Le operazioni di iscrizione, consultazione, modifica, rinnovo o cancellazione presso il registro, gli obblighi a carico di chi effettua tali operazioni, nonché le modalità di accesso al registro stesso sono demandate ad un decreto del Ministro dell’economia e delle finanze, di concerto con il Ministro della giustizia.

Le disposizioni della norma regolano altresì le forme di escussione della garanzia, prevedendo un preavviso scritto al costituente e agli altri eventuali titolari di un pegno non possessorio trascritto successivamente.

Segnatamente il creditore potrà procedere attraverso le seguenti strade: l’escussione dei crediti oggetto di pegno fino a concorrenza della somma garantita; la vendita dei beni oggetto del pegno, con trattenuta del corrispettivo a ristoro del credito; la locazione con imputazione dei canoni (ma solo ove sia previsto nel contratto di pegno e iscritto nel registro delle imprese) e l’appropriazione; tutte percorribili – ovviamente – fino a concorrenza dell’importo garantito.

L’opzione vendita è giocoforza caratterizzata da una serie di cautele ulteriori a tutela del debitore e degli altri creditori che possano vantare diritti sul residuo valore del bene. In particolare, la vendita deve avvenire tramite procedure volte a spuntare il miglior importo da restituire al costituente e il creditore ha l’obbligo di informare immediatamente per iscritto il debitore della somma ricavata e restituirne contestualmente l’eccedenza.

Le procedure di vendita non sono tipicamente indicate, ma devono essere competitive ed espletate con adeguate forme di pubblicità; massima informazione, trasparenza e partecipazione degli interessati. Non sono ammesse vendite a trattativa privata.

Il tipo di pubblicità cui ricorrere è selezionabile, caso per caso, in base ad un giudizio di opportunità da condursi a seconda del valore e della tipologia dei beni coinvolti; ma in nessun caso il creditore potrà sottrarsi alla pubblicità sul portale delle vendite pubbliche di cui all’art. 490 c.p.c.
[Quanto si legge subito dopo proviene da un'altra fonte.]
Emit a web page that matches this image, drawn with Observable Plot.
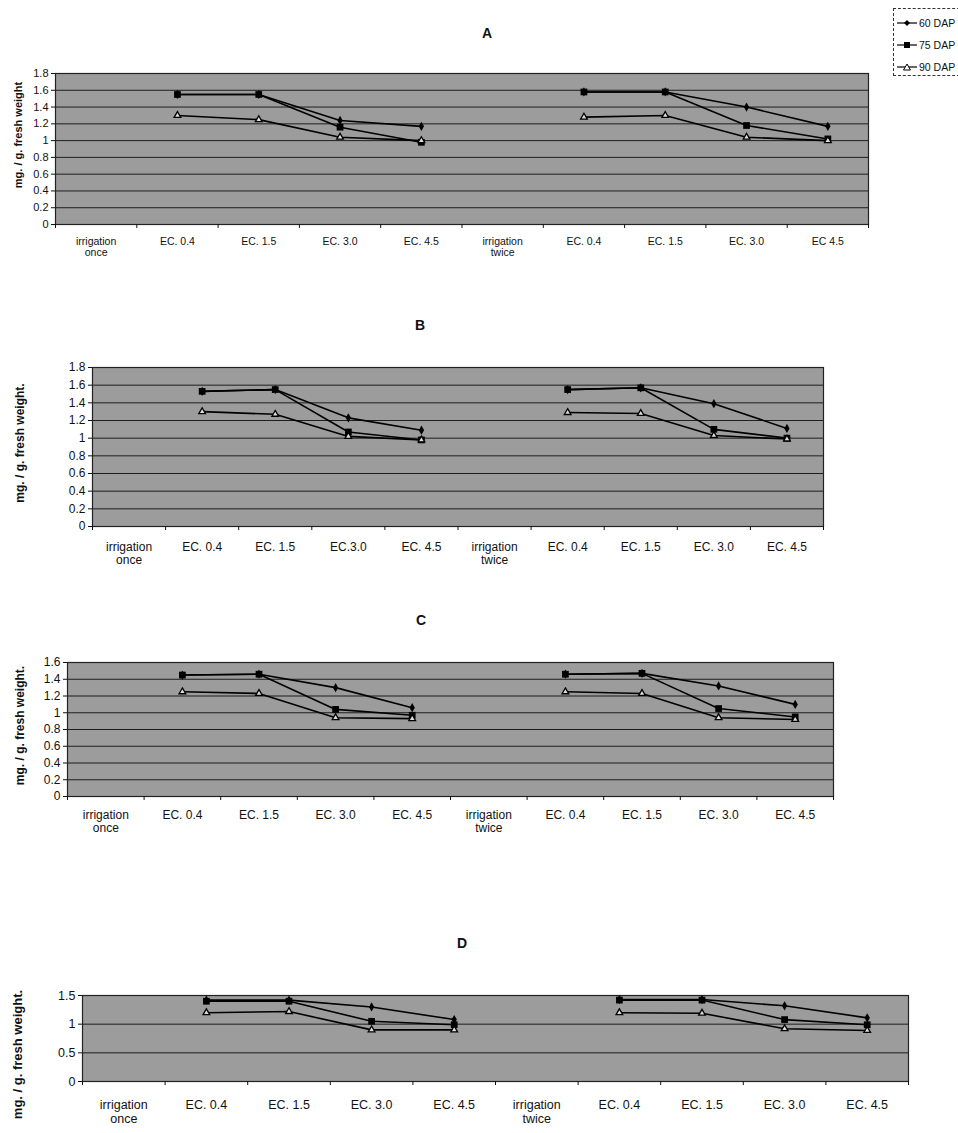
<!DOCTYPE html>
<html><head><meta charset="utf-8">
<script src="https://cdn.jsdelivr.net/npm/d3@7"></script>
<script src="https://cdn.jsdelivr.net/npm/@observablehq/plot@0.6"></script>
<style>
body{margin:0;background:#fff;font-family:"Liberation Sans",Arial,sans-serif;}
#wrap{position:relative;width:958px;height:1133px;overflow:hidden;background:#fff;}
.panel{position:absolute;left:0;overflow:visible;}
.title{position:absolute;font-weight:bold;font-size:14px;transform:translate(-50%,-50%);color:#111;}
#legend{position:absolute;left:893px;top:8px;width:70px;height:66px;border:1px dashed #333;font-size:10.5px;color:#111;}
#legend div{position:absolute;left:3px;height:14px;display:flex;align-items:center;white-space:nowrap;}
#legend svg{margin-right:2px;}
</style></head>
<body><div id="wrap"></div>
<script>
// categories (tick labels) per panel
const catsA = ["irrigation\nonce","EC. 0.4","EC. 1.5","EC. 3.0","EC. 4.5","irrigation\ntwice","EC. 0.4","EC. 1.5","EC. 3.0","EC 4.5"];
const catsB = ["irrigation\nonce","EC. 0.4","EC. 1.5","EC.3.0","EC. 4.5","irrigation\ntwice","EC. 0.4","EC. 1.5","EC. 3.0","EC. 4.5"];
const catsC = ["irrigation\nonce","EC. 0.4","EC. 1.5","EC. 3.0","EC. 4.5","irrigation\ntwice","EC. 0.4","EC. 1.5","EC. 3.0","EC. 4.5"];
const catsD = ["irrigation\nonce","EC. 0.4","EC. 1.5","EC. 3.0","EC. 4.5","irrigation\ntwice","EC. 0.4","EC. 1.5","EC. 3.0","EC. 4.5"];
const seriesNames = ["60 DAP","75 DAP","90 DAP"];

// values (mg / g fresh weight); null = no value at the group heading
const A60 = [null,1.55,1.55,1.24,1.17,null,1.58,1.58,1.40,1.17];
const A75 = [null,1.55,1.55,1.16,0.98,null,1.58,1.58,1.18,1.02];
const A90 = [null,1.30,1.25,1.04,1.00,null,1.28,1.30,1.04,1.00];
const B60 = [null,1.53,1.55,1.23,1.09,null,1.55,1.57,1.39,1.11];
const B75 = [null,1.53,1.55,1.07,0.98,null,1.55,1.57,1.10,1.00];
const B90 = [null,1.30,1.27,1.02,0.98,null,1.29,1.28,1.03,0.99];
const C60 = [null,1.45,1.46,1.30,1.06,null,1.46,1.47,1.32,1.10];
const C75 = [null,1.45,1.46,1.04,0.97,null,1.46,1.47,1.05,0.95];
const C90 = [null,1.25,1.23,0.94,0.93,null,1.25,1.23,0.94,0.92];
const D60 = [null,1.42,1.42,1.30,1.08,null,1.43,1.43,1.32,1.11];
const D75 = [null,1.40,1.40,1.05,0.99,null,1.42,1.42,1.08,0.99];
const D90 = [null,1.20,1.22,0.90,0.90,null,1.20,1.19,0.92,0.89];

const ticks18 = [0,0.2,0.4,0.6,0.8,1,1.2,1.4,1.6,1.8];
const ticks16 = [0,0.2,0.4,0.6,0.8,1,1.2,1.4,1.6];
const ticks15 = [0,0.5,1,1.5];

const panels = [
  {title:"A", tx:487, ty:33, top:60, mt:13, mb:42, ph:151, ml:55, mr:90, cats:catsA, s:[A60,A75,A90], ticks:ticks18, ymax:1.8,
   ylab:"mg. / g. fresh weight", ylx:18, yldy:-14, ylfs:11, tfs:11, xfs:10.5, xpad:12},
  {title:"B", tx:420, ty:325, top:355, mt:12, mb:42, ph:159, ml:92, mr:135, cats:catsB, s:[B60,B75,B90], ticks:ticks18, ymax:1.8,
   ylab:"mg. / g. fresh weight.", ylx:20, yldy:-4, ylfs:12, tfs:12, xfs:12, xpad:15},
  {title:"C", tx:421, ty:620, top:650, mt:12, mb:42, ph:134, ml:67, mr:125, cats:catsC, s:[C60,C75,C90], ticks:ticks16, ymax:1.6,
   ylab:"mg. / g. fresh weight.", ylx:20, yldy:-4, ylfs:12, tfs:12, xfs:12, xpad:13},
  {title:"D", tx:462, ty:943, top:983, mt:12, mb:50, ph:86, ml:82, mr:50, cats:catsD, s:[D60,D75,D90], ticks:ticks15, ymax:1.5,
   ylab:"mg. / g. fresh weight.", ylx:17, yldy:16, ylfs:13, tfs:12.5, xfs:12.5, xpad:18}
];

const wrap = document.getElementById("wrap");

for (const p of panels) {
  const data = [];
  p.s.forEach((vals, k) => vals.forEach((v, i) => data.push({x: i + 0.5, y: v, series: seriesNames[k]})));
  const height = p.mt + p.ph + p.mb;
  const chart = Plot.plot({
    width: 958, height,
    marginLeft: p.ml, marginRight: p.mr, marginTop: p.mt, marginBottom: p.mb,
    style: {fontFamily: '"Liberation Sans", Arial, sans-serif', color: "#111", background: "transparent", overflow: "visible"},
    x: {type: "linear", domain: [0, 10]},
    y: {domain: [0, p.ymax]},
    marks: [
      Plot.frame({fill: "#9c9c9c"}),
      Plot.gridY(p.ticks, {stroke: "#111", strokeOpacity: 0.9, strokeWidth: 1}),
      Plot.frame({stroke: "#222", strokeWidth: 1.2}),
      Plot.axisY(p.ticks, {tickSize: 4, tickPadding: 3, fontSize: p.tfs, label: null, tickFormat: d => `${d}`}),
      Plot.axisX(d3.range(11), {tickSize: 4, tickFormat: () => "", label: null}),
      Plot.axisX(d3.range(10).map(i => i + 0.5), {tickSize: 0, tickPadding: p.xpad, fontSize: p.xfs,
        tickFormat: v => p.cats[Math.floor(v)], label: null, lineHeight: 1.1}),
      Plot.text([p.ylab], {frameAnchor: "left", textAnchor: "middle", rotate: -90, dx: -(p.ml - p.ylx), dy: p.yldy,
        fontWeight: "bold", fontSize: p.ylfs, fill: "#111"}),
      Plot.line(data, {x: "x", y: "y", z: "series", stroke: "#000", strokeWidth: 1.6}),
      Plot.dot(data.filter(d => d.series === "60 DAP"), {x: "x", y: "y", symbol: "diamond", r: 2.8, fill: "#000"}),
      Plot.dot(data.filter(d => d.series === "75 DAP"), {x: "x", y: "y", symbol: "square", r: 3.8, fill: "#000"}),
      Plot.dot(data.filter(d => d.series === "90 DAP"), {x: "x", y: "y", symbol: "triangle2", r: 3.2, stroke: "#000", fill: "#ddd", strokeWidth: 1.3})
    ]
  });
  chart.classList.add("panel");
  chart.style.top = p.top + "px";
  chart.style.overflow = "visible";
  wrap.appendChild(chart);

  const t = document.createElement("div");
  t.className = "title";
  t.textContent = p.title;
  t.style.left = p.tx + "px";
  t.style.top = p.ty + "px";
  wrap.appendChild(t);
}

// legend
const legend = document.createElement("div");
legend.id = "legend";
const symbols = [
  '<polygon points="10,2 13,5 10,8 7,5" fill="#000"/>',
  '<rect x="7" y="2" width="6" height="6" fill="#000"/>',
  '<polygon points="10,2 13.5,8 6.5,8" fill="#fff" stroke="#000" stroke-width="1"/>'
];
seriesNames.forEach((name, k) => {
  const row = document.createElement("div");
  row.style.top = (7 + k * 22) + "px";
  row.innerHTML = `<svg width="20" height="10"><line x1="0" y1="5" x2="20" y2="5" stroke="#000" stroke-width="1.2"/>${symbols[k]}</svg><span>${name}</span>`;
  legend.appendChild(row);
});
wrap.appendChild(legend);
</script>
</body></html>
Tali procedure possono aver luogo anche avvalendosi dell’operato di esperti cui affidare la redazione di specifiche stime, designati dalle parti di concerto o, in mancanza, dal giudice.
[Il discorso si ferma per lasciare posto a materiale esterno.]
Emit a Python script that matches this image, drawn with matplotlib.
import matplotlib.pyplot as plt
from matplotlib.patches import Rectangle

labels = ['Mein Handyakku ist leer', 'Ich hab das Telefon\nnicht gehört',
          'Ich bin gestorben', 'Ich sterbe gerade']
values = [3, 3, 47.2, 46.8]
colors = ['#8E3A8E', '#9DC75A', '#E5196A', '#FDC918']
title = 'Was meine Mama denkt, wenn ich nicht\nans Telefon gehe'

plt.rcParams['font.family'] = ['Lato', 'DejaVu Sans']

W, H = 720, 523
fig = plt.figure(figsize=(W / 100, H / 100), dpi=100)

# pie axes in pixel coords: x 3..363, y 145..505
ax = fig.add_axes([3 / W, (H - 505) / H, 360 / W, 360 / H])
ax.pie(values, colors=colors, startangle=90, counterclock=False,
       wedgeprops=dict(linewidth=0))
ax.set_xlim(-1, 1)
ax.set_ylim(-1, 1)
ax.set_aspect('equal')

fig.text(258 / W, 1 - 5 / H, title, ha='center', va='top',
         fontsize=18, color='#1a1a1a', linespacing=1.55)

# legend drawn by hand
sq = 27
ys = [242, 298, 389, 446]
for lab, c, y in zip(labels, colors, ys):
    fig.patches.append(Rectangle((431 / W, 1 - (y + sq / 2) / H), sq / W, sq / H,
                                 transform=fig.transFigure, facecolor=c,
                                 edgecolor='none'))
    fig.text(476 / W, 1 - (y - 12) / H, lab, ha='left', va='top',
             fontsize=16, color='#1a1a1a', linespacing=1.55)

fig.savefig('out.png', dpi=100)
Per quanto concerne la locazione del bene oggetto del pegno, invece, il contratto deve prevedere i criteri di definizione del canone. Il creditore pignoratizio, anche qui, è onerato di darne immediata comunicazione scritta al datore della garanzia stessa.

Anche ai fini dell’appropriazione dei beni oggetto del pegno il creditore deve comunicare immediatamente per iscritto al datore della garanzia il valore attribuito al bene. E ciò in deroga al divieto di patto commissorio e a condizione che il contratto, che deve essere iscritto nel registro delle imprese, abbia consentito tale possibilità e abbia parametrato le modalità di valutazione del valore del bene oggetto di pegno e dell’obbligazione garantita.

A contemperare tali facoltà e a presidio della tutela del debitore, il legislatore ha espressamente previsto all’art. 1, comma 9, D.l. n. 59/2016 un rimedio a carattere giudiziale risarcitorio, azionabile quando la vendita sia avvenuta in violazione dei criteri e delle modalità prescritte. I presupposti di operatività sono: l’infrazione della procedura descritta dallo stesso articolo per l’escussione del pegno, con vendita del bene ad un prezzo non corrispondente a quello di mercato e, in secondo luogo, che il diritto di escussione del pegno non sia controverso.

Nell’ipotesi in cui il debitore abbia adempiuto alla propria obbligazione ovvero individui una modalità alternativa di estinzione del debito, invece, ricorrerà la tutela giurisdizionale piena: in sede di conversione del decreto legge, infatti, l’articolo 1 in commento è stato completato con la disciplina del procedimento per l’opposizione all’intimazione, che si giustappone al rimedio risarcitorio di cui al comma 9 sopra descritto.

Ai sensi del comma 7-bis dello stesso articolo, difatti, il debitore e l’eventuale terzo concedente il pe­gno possono proporre opposizione nei modi e nelle forme del ricorso disciplinato dal Libro quarto, Titolo I, Capo III-bis, c.p.c., entro cinque giorni dall’intimazione (termine di impressionante brevità, considerando le tempistiche per un effettivo esercizio del diritto di difesa, come evidenziato da Ambrosini).

Si sancisce così, con la possibilità per il debitore o l’eventuale terzo concedente di istare per ottenere gli opportuni provvedimenti, finanche di natura cautelare (Brogi) e, su istanza dell’opponente per i casi più gravi, il giudice può inibire in via di urgenza al creditore di procedere a norma del precedente comma 7.

A chiusura, il pegno mobiliare non possessorio è espressamente equiparato dal Decreto a quello ordinario per quanto riguarda l’applicazione della revocatoria fallimentare ai sensi degli artt. 66 e 67 della Legge Fallimentare.